Under the COBRA premium subsidy program, which was included as part of a huge economic stimulus bill Congress passed in February 2009 during the peak of the recession, the federal government pays 65 percent of COBRA premiums for involuntarily terminated employees.
Since then, Congress several times extended the program in which premium subsidies are provided to laid-off employees for up to 15 months. The last extension—approved in April 2010—extended the subsidy to those let go though May 31, 2010.
For employees who were laid off in May 2010 and have been unemployed since, their 15 months of COBRA premium subsidies will expire at the end of August.
Amid growing congressional worries about a public backlash against measures that would increase the federal budget deficit, the action Congress took in April 2010 to extend the subsidy to those laid off through the end of May marked the end of subsidy extensions.

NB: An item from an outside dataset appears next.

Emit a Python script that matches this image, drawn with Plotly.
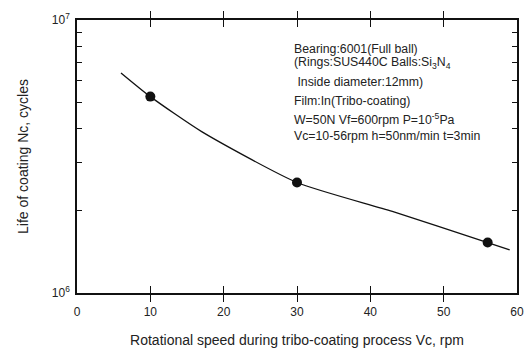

The exact number of individuals who took the subsidy isn’t known. At the time the original subsidy legislation was passed, congressional analysts estimated that the subsidy would aid more than 7 million laid-off employees and their families and cost the government about $25 billion.
The subsidy had a dramatic effect on COBRA enrollment. A study conducted last year by Hewitt Associates Inc.—later acquired by Aon Corp.—found that the COBRA take-up rate among terminated employees working for large employers roughly doubled after the subsidy was available.
Initially, for employers, the COBRA subsidy created a lot of work as organizations had to locate laid-off employees and tell them of their new right to subsidized coverage. But over time, administrative problems eased.